Source Recall > 90%: The correct source document should appear in retrieved chunks for 9 out of 10 queries
Context Recall > 80%: The information needed to answer should be present in retrieved chunks for 8 out of 10 queries

If you’re below these thresholds, adjust chunk_size, chunk_overlap, or retriever parameters before worrying about the LLM prompt.

Common Mistakes (and How to Avoid Them)

Mistake 1: Chunks Too Small

If your chunks are 200 tokens, they lack context. The LLM receives disconnected sentence fragments and hallucinates to fill the gaps. Start with 1,000 characters and adjust based on your content type.

Mistake 2: No Overlap

Zero overlap means information at chunk boundaries is split. If a key paragraph is cut in half, neither chunk contains the full answer. Always use at least 10-20% overlap.

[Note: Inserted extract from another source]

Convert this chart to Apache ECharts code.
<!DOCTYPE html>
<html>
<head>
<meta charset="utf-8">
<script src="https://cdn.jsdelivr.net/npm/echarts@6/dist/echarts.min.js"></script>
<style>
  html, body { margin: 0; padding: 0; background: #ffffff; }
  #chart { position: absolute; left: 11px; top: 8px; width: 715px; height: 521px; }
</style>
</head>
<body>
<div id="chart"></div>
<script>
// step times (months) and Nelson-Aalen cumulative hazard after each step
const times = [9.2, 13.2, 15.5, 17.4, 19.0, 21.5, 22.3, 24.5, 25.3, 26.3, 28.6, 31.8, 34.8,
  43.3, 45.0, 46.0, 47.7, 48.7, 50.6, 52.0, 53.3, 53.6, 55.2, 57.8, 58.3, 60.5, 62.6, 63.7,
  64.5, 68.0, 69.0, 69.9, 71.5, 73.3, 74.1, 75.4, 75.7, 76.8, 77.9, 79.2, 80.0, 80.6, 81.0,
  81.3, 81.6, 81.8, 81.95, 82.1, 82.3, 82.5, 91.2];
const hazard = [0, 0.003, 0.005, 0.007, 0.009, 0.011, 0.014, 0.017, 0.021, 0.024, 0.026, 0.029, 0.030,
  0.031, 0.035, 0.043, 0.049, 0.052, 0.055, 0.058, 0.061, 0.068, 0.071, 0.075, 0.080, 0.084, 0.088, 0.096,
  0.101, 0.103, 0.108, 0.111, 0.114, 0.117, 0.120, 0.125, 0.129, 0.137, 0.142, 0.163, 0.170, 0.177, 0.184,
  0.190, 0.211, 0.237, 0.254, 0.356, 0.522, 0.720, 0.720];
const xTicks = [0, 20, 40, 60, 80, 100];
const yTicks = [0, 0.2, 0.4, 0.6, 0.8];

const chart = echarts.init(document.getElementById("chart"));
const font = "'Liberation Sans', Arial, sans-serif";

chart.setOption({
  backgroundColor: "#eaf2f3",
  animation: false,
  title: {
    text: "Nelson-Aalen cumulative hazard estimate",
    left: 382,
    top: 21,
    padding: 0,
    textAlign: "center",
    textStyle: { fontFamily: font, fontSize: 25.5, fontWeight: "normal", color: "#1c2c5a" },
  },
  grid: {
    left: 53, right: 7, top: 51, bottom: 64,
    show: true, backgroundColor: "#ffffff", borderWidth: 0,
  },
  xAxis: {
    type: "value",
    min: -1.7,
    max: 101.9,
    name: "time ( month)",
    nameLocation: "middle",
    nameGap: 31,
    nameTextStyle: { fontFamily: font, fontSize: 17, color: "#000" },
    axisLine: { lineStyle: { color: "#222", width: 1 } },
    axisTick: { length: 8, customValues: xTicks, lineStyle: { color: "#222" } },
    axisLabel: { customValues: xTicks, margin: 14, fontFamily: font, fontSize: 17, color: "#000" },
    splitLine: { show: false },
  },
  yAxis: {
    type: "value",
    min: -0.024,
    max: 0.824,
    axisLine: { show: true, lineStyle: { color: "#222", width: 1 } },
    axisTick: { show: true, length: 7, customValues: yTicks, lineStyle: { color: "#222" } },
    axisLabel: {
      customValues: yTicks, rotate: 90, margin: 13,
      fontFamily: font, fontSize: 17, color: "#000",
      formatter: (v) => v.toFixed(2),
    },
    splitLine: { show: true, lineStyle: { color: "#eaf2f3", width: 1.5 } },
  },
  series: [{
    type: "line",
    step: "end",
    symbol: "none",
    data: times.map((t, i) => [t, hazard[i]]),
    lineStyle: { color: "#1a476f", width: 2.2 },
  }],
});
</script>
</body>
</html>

Mistake 3: Ignoring Metadata

Don’t strip metadata from documents. Source filename, page number, section headers — all of these help the LLM cite sources and help you debug retrieval issues.

Mistake 4: Too Many Retrieved Chunks

Retrieving 10 chunks when 4 would suffice dilutes the signal with noise. The LLM has to wade through irrelevant content, increasing the chance of hallucination. Start with k=4 and increase only if you’re getting low context recall.

Mistake 5: No Evaluation

You cannot improve what you don’t measure. Build the evaluation pipeline FIRST, before you start tweaking parameters.

Deploying to Production

For a real deployment, you’ll want:

Authentication: Add API key middleware to protect your endpoints
Rate limiting: Prevent abuse with slowapi or similar
Persistent storage: Use a hosted ChromaDB instance or switch to Pinecone/Weaviate for production vector storage
Monitoring: Log queries, retrieval results, and response times
Error handling: Graceful degradation when the LLM API is down

# Deploy with Docker
docker build -t rag-chatbot .
docker run -p 8000:8000 -e ANTHROPIC_API_KEY=$ANTHROPIC_API_KEY rag-chatbot

The Bottom Line

RAG is not complicated. The engineering challenge is in the details — chunking strategy, retrieval quality, prompt design, and evaluation. Get these right, and you have a system that can answer questions from any document corpus with high accuracy and full source citations.

The code in this tutorial is production-ready as a starting point. Clone it, load your documents, evaluate, tune, and deploy. You’ll have a working knowledge assistant faster than you can read most AI whitepapers.